* WHAT THE TASK ASKS: Quote verbatim everything from the line containing "Clone this chart" down to the line containing "YAxis, CartesianGrid, ReferenceLine", with both of those lines included and no others.

* THE DATA:

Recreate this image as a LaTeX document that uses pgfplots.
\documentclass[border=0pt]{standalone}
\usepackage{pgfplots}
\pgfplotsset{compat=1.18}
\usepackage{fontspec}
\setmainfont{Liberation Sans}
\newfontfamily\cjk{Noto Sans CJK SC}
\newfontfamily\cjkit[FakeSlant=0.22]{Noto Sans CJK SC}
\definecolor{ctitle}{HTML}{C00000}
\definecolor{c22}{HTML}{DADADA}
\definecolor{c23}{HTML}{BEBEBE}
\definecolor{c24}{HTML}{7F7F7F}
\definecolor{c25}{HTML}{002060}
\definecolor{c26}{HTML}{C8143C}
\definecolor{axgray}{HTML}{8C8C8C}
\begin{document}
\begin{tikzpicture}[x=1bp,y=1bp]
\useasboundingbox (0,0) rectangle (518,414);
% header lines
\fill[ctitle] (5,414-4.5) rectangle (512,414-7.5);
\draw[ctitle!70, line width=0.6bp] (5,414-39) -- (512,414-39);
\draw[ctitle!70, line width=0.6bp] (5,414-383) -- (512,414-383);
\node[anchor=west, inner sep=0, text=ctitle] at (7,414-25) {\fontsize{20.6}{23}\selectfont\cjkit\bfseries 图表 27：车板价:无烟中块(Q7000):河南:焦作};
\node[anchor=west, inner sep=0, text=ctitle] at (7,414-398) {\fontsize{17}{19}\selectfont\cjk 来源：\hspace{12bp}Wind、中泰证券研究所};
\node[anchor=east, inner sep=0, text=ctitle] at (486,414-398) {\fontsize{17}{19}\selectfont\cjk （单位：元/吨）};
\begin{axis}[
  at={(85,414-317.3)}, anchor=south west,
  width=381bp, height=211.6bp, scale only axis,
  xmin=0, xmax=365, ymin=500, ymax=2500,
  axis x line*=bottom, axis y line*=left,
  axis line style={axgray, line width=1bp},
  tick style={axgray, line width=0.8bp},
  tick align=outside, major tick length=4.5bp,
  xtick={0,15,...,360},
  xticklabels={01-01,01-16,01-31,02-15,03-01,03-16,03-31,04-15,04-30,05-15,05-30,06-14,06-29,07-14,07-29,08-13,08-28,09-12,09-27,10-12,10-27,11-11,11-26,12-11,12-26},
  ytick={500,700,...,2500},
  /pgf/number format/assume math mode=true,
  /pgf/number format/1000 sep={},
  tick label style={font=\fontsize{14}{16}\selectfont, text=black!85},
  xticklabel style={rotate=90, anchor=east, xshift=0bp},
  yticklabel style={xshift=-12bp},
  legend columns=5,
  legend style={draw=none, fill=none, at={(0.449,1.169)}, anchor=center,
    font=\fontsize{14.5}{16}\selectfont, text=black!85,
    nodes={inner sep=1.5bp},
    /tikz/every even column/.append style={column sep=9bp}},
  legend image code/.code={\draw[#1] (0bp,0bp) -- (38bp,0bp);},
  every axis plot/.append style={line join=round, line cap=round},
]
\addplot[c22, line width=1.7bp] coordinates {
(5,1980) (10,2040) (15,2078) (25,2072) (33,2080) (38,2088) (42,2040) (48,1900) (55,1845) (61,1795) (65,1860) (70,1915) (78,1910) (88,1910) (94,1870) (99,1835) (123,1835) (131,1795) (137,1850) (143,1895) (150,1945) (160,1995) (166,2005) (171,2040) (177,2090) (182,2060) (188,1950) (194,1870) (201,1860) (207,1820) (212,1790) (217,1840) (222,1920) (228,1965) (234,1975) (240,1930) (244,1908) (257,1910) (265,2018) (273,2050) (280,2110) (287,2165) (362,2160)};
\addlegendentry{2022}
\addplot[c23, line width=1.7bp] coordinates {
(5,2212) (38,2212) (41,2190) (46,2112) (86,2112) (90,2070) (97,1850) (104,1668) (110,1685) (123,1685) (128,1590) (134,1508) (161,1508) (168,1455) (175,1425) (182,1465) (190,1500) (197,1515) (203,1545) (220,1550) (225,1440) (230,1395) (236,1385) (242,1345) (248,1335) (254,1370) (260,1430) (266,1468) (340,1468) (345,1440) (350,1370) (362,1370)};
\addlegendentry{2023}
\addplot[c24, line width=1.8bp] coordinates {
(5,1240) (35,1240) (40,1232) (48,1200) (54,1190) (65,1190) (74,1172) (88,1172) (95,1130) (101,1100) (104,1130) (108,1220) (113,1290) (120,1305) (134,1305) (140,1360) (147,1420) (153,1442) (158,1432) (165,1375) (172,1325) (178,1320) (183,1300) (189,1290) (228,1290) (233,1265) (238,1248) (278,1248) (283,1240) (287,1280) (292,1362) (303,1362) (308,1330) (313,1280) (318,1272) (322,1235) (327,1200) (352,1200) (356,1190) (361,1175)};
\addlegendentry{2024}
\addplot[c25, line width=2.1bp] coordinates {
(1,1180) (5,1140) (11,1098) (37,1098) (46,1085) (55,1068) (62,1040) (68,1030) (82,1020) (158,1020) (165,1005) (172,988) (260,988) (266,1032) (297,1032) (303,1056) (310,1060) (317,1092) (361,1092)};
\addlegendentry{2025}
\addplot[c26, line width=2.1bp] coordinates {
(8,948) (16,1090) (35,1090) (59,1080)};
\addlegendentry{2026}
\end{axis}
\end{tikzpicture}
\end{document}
==
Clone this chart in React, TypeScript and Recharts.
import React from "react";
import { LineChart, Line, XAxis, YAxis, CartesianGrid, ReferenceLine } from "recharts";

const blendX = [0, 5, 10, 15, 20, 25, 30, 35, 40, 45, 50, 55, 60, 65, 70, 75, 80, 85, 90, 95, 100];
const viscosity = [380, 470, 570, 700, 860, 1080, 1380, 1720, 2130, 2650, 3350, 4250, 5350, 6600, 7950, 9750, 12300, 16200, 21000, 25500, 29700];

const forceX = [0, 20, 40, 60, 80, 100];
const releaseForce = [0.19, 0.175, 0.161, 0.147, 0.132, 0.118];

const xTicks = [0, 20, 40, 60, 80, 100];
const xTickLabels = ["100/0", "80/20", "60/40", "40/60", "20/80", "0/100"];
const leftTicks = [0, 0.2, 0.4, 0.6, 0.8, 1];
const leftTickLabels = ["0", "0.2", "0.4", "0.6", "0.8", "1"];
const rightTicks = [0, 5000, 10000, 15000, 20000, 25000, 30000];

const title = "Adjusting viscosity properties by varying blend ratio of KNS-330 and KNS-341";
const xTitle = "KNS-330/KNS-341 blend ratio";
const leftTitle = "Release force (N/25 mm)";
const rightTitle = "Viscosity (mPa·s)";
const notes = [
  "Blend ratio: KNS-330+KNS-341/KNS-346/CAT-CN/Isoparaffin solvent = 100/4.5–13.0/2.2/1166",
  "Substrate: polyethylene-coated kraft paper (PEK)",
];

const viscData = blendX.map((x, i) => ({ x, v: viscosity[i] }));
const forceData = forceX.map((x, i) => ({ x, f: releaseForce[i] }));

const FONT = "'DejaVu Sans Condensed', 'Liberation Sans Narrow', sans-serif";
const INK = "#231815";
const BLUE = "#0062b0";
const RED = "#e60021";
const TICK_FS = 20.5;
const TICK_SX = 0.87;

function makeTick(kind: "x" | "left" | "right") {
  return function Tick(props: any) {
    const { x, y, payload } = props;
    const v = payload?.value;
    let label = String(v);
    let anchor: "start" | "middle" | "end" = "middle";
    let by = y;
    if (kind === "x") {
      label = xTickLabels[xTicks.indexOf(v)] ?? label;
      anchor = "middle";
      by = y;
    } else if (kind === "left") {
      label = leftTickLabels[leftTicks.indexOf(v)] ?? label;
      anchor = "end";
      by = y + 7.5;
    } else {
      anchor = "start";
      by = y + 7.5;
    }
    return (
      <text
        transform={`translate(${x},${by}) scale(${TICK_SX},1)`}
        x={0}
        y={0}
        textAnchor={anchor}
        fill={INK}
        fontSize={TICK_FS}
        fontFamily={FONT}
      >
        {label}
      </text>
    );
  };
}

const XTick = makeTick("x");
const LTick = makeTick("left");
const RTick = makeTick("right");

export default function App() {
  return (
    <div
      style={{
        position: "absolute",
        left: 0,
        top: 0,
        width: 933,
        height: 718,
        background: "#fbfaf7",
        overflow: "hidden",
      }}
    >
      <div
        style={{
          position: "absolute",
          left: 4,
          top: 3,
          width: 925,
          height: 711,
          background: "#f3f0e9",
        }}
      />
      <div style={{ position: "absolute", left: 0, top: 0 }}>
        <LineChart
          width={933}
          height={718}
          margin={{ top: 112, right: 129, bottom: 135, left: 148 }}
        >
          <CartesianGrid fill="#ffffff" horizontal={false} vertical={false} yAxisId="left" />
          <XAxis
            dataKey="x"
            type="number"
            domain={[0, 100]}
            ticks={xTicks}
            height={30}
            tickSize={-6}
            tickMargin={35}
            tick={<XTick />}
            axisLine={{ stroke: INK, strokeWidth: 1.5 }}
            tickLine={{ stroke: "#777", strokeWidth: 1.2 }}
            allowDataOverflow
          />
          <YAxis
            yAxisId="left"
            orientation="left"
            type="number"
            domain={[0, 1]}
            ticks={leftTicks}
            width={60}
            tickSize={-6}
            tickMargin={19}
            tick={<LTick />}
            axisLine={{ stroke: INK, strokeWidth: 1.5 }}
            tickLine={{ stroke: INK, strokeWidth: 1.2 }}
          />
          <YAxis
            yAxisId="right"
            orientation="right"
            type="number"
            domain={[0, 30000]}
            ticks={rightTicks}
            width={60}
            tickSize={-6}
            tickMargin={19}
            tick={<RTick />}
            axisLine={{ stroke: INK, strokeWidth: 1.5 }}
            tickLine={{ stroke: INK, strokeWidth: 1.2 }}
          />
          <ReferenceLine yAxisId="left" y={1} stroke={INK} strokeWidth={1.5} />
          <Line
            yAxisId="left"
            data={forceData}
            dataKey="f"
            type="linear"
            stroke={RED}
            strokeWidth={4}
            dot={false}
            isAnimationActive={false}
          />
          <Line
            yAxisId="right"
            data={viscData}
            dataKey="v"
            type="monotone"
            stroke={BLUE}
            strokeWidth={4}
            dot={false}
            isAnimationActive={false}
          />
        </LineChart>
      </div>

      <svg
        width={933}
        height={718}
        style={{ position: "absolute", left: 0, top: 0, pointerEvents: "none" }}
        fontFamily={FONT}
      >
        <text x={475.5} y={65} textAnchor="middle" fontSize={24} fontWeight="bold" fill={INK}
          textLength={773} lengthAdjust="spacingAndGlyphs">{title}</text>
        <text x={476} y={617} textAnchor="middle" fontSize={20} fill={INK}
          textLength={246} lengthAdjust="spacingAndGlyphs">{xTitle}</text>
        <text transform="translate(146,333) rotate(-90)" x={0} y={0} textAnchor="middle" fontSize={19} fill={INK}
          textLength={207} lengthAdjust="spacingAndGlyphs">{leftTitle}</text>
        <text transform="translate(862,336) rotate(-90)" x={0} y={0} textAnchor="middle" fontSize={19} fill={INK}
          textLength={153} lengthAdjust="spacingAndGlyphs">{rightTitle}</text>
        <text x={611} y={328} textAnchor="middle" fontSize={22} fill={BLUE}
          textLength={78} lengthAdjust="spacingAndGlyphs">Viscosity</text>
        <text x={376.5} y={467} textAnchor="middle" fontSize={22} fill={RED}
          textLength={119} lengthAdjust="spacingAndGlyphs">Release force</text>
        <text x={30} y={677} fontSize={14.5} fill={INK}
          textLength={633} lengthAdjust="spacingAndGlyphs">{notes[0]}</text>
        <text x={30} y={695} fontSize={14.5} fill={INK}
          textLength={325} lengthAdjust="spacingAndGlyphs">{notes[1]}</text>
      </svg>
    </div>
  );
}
==
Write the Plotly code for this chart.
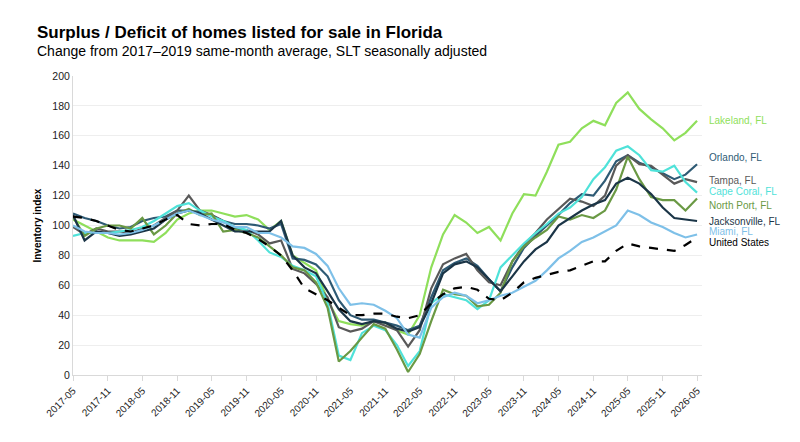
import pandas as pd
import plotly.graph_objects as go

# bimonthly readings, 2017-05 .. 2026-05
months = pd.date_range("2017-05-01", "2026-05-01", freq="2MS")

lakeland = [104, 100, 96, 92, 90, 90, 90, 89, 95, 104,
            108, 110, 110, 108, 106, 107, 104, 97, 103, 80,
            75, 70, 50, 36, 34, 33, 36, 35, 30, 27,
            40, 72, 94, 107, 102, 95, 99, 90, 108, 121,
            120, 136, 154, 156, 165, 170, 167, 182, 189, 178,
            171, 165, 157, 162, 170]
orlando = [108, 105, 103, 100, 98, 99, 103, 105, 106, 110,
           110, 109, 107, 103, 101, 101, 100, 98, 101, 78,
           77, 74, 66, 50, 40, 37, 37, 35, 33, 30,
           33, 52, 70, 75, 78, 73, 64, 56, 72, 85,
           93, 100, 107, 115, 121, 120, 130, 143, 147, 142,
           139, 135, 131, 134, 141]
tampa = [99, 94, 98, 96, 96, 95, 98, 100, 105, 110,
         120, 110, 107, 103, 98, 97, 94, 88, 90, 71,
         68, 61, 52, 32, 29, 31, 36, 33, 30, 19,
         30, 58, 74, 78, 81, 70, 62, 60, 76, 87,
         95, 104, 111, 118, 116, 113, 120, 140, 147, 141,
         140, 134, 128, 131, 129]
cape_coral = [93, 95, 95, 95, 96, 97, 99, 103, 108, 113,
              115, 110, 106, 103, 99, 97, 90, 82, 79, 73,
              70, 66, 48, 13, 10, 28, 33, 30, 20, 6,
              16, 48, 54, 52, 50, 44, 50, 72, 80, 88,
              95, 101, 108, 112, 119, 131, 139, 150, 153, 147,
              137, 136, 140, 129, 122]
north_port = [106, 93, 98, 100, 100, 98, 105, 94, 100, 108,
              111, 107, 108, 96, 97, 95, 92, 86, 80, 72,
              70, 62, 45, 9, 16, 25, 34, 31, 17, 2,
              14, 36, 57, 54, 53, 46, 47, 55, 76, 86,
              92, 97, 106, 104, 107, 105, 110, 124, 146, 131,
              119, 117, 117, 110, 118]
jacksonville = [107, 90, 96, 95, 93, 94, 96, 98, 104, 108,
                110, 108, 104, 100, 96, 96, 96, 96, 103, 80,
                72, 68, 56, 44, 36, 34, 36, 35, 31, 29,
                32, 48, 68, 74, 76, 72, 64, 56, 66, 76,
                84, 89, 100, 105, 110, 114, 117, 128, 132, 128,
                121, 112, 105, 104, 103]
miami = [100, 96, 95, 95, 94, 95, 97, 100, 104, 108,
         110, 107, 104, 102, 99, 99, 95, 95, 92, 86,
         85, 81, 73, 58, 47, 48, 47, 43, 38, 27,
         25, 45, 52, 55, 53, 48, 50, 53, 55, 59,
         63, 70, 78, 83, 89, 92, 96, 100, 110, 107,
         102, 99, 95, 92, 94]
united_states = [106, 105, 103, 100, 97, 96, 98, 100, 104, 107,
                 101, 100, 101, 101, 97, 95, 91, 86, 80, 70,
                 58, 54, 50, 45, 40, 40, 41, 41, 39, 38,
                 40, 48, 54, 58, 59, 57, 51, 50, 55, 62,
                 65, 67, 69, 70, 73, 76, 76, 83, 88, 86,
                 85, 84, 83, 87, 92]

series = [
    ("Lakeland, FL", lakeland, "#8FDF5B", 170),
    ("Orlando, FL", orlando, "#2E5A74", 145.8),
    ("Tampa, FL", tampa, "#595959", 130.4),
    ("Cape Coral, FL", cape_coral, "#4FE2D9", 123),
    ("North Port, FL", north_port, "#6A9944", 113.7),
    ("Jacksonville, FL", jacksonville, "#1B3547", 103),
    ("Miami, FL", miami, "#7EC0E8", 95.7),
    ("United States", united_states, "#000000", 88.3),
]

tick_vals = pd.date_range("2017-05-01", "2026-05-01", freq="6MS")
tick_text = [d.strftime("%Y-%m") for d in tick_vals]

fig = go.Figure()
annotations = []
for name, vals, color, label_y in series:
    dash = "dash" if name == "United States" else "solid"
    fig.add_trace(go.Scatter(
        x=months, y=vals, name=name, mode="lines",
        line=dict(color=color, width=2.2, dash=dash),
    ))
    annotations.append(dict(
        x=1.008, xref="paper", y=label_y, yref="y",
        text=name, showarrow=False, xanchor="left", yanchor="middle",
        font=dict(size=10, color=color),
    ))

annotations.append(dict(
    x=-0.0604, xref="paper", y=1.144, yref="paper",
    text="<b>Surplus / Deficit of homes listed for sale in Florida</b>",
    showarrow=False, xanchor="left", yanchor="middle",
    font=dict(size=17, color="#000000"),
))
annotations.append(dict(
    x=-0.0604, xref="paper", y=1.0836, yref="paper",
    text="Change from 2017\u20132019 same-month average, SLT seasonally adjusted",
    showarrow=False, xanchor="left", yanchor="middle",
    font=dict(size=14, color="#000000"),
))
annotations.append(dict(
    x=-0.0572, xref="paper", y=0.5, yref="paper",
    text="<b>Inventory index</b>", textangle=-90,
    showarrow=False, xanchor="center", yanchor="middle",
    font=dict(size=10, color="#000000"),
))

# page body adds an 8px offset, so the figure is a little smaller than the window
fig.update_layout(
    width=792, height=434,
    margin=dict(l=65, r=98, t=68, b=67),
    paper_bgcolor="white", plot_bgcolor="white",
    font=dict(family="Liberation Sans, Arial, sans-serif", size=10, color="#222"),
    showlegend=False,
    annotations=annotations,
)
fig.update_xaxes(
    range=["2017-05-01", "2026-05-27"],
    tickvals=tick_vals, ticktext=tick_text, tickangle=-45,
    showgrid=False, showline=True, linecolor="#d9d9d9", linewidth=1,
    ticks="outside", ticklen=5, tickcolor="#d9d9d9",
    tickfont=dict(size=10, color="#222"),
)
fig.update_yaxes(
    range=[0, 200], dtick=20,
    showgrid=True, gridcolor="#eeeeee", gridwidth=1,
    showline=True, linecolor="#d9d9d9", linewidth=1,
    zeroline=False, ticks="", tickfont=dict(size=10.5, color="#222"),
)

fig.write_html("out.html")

* SOLUTION TO THIS PROBLEM:
Clone this chart in React, TypeScript and Recharts.
import React from "react";
import { LineChart, Line, XAxis, YAxis, CartesianGrid, ReferenceLine } from "recharts";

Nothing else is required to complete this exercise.